As soon as the charts, tide tables and sailing directions were ready, they were sent to Beaufort and the charts were engraved in London for distribution to the men who would be navigating Australian seas.
It is hard for us to comprehend the conditions under which this staggering amount of work was completed in such a short time by one small sailing ship, lacking today’s technology. Nowadays, helicopters, echo sounders, satellite navigation, power winches, air conditioning, deep freezes and instant communication are part of everyday life at sea. But for them, in temperatures so fierce that to touch a gun or anchor lying in the sun was to sear the flesh, there was not even a cool drink. Salted meat their fare, and the ship’s biscuits, some might joke, would crawl to the table when called. A quarter pint of rum a day and sometimes the lash were their lot, and if they were lucky they might receive a reply from home to a letter they had written a year before.
On the departure of BEAGLE for England in 1843 Captain Phillip Parker King wrote to the Sydney Morning Herald:
”Her voyage has been of the greatest importance to the navigation of the coasts., particularly that of Bass Straits … “2
For nearly six years BEAGLE had worked in Australia creating charts which saved unnumbered lives. Australia’s debt to the ship and her men is enormous. They deserve our salute. But what of Stokes the man?
In character he was sober, industrious, inventive and adventurous. He had no doubt that the most powerful nation on earth had a duty to set a lofty example. In 1838 the twenty seven year old Lieutenant saw Australia as a rising star in the east, prophesied a bright future for her, and praised her English pioneers, and he lived long enough to see many of his hopes fulfilled.

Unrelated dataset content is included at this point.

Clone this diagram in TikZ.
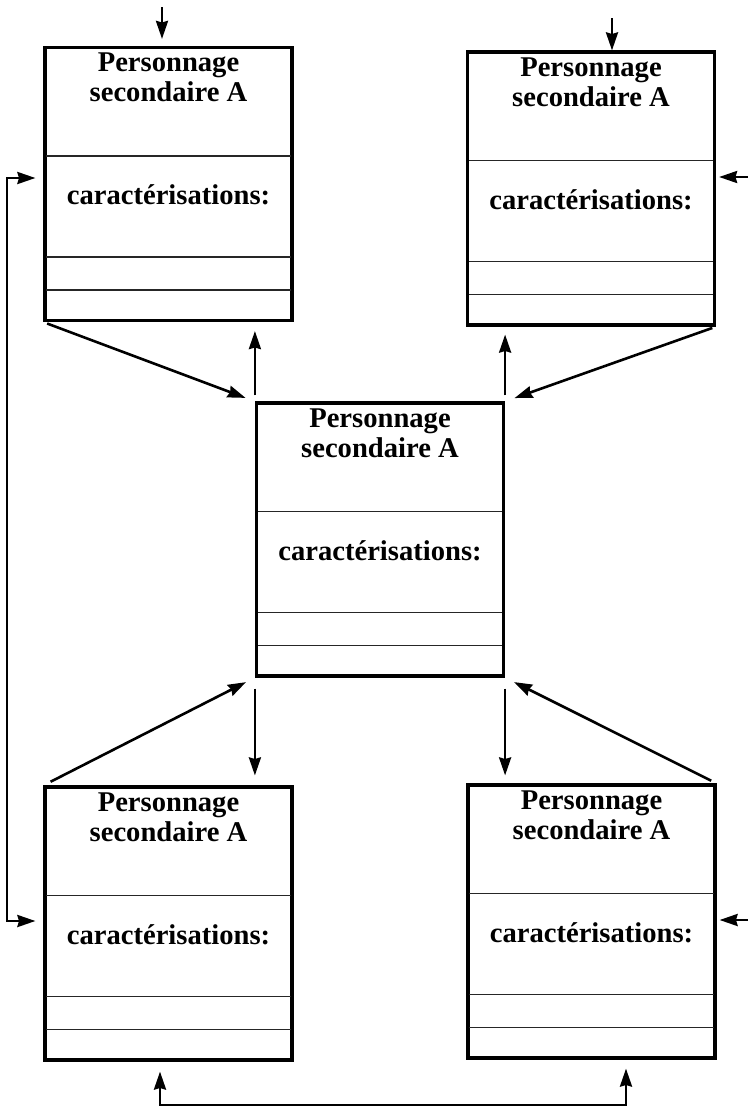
\documentclass[tikz,border=0pt]{standalone}
\usepackage{fontspec}
\setmainfont{Liberation Serif}
\usetikzlibrary{arrows.meta}

\begin{document}
\begin{tikzpicture}[
            x=0.5pt, y=-0.5pt,
            pointe/.tip={Stealth[length=9pt,width=6pt,inset=0.8pt]},
            boite/.style={draw, line width=1.6pt, minimum width=123.5pt, minimum height=136.5pt, inner sep=0pt},
            fleche/.style={-pointe, line width=1.3pt},
            aller retour/.style={pointe-pointe, line width=1.3pt},
            trait/.style={line width=0.8pt, black!85},
            texte/.style={anchor=base, inner sep=0pt, font=\fontsize{14.3}{15}\selectfont\bfseries}
        ]
        \useasboundingbox (0,0) rectangle (748,1114);
        \node[boite] (hg) at (168.5,184) {};
        \node[boite] (hd) at (591,188.5) {};
        \node[boite] (centre) at (380,539.5) {};
        \node[boite] (bg) at (168.5,923.5) {};
        \node[boite] (bd) at (591.5,921.5) {};
        \foreach \b in {hg,hd,centre,bg,bd} {
            \node[texte] (\b-nom) at ([yshift=-13pt]\b.north) {Personnage};
            \node[texte] (\b-role) at ([yshift=-28pt]\b.north) {secondaire A};
            \node[texte] (\b-carac) at ([yshift=-79.5pt]\b.north) {caractérisations:};
            \foreach \d in {55pt,105.5pt,122pt}
                \draw[trait] ([shift={(1.5pt,-\d)}]\b.north west) -- ([shift={(-1.5pt,-\d)}]\b.north east);
        }
        \coordinate (entreeHG) at (162,7);
        \coordinate (entreeHD) at (612,18);
        \coordinate (boucleH) at (7,178);
        \coordinate (boucleB) at (7,921);
        \coordinate (bordHD) at (748,177);
        \coordinate (bordBD) at (748,920);
        \coordinate (basG) at (160,1105);
        \coordinate (basD) at (626,1105);
        % entrees et boucles
        \draw[fleche, shorten >=3.5pt] (entreeHG) -- (entreeHG |- hg.north);
        \draw[fleche] (entreeHD) -- (entreeHD |- hd.north);
        \draw[aller retour, shorten <=4pt, shorten >=4pt] (boucleH -| hg.west) -- (boucleH) -- (boucleB) -- (boucleB -| bg.west);
        \draw[fleche, shorten >=1.5pt] (bordHD) -- (bordHD -| hd.east);
        \draw[fleche, shorten >=1.5pt] (bordBD) -- (bordBD -| bd.east);
        \draw[aller retour, shorten <=5pt, shorten >=4.5pt] (basG |- bg.south) -- (basG) -- (basD) -- (basD |- bd.south);
        % vers le centre
        \draw[fleche, shorten <=2pt, shorten >=5pt] (hg.south west) -- (centre.north west);
        \draw[fleche, shorten <=2pt, shorten >=5pt] (hd.south east) -- (centre.north east);
        \draw[fleche, shorten <=4pt, shorten >=5pt] (bg.north west) -- (centre.south west);
        \draw[fleche, shorten <=3pt, shorten >=5pt] (bd.north east) -- (centre.south east);
        % depuis le centre
        \draw[fleche, shorten <=3pt, shorten >=4.5pt] (centre.north west) -- (centre.north west |- hg.south);
        \draw[fleche, shorten <=3pt, shorten >=4pt] (centre.north east) -- (centre.north east |- hd.south);
        \draw[fleche, shorten <=5.5pt, shorten >=5pt] (centre.south west) -- (centre.south west |- bg.north);
        \draw[fleche, shorten <=5.5pt, shorten >=4pt] (centre.south east) -- (centre.south east |- bd.north);
    \end{tikzpicture}
\end{document}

The early Dutchmen recoiled from our hostile shore, claiming that ‘it was for the greatest part desert, but in some places inhabited by wild, cruel and black savages’3, and that ‘He who would know this country must first walk over it’4. Stokes was the first Naval Survey to undertake considerable inland journeys here as extensions of his maritime work, and he was the last to hold a roving commission in Australia to probe her unknown shores from the Arafura Sea in the north to the South West Cape in the Southern Ocean, from Houtman’s Abrolhos in the west to the Great Barrier Reef in the Pacific.
In common with us all Stokes had flaws in his character and there were some lessons he would never learn. Lessons about the power of huge tides, the big salt water crocodiles and the accuracy of a black man’s spear. Time and again these almost claimed his life, but Stokes was a great survivor. BEAGLE’s work finally buried lingering dreams of great rivers flowing from inland seas, and gave our forefathers a more profound knowledge of their continent. For as professor Sir Earnest Scott wrote on the occasion of our sesqui-centenary in 1938, ‘the key to (Australia’s) economic and political history for the greater part of the nineteenth century is to be found in the achievements of her explorers’.
Whatever remains to be told in the exciting story of navigation and exploration, in mariners such as Cook, La Perouse, D’Entrecastaux, Flinders, King and Stokes, we observe men, masters of their profession, working in the high summer of their lives and in the golden age of hydrography. For Stokes, Australia was a special place. In Sydney in 1841, he courted Fanny Marlay and married her in St. James’ Church King Street. After her early and tragic death on board his ship he returned to Australia to leave his daughter with the King family and continued to render signal service in charting New Zealand and Australia.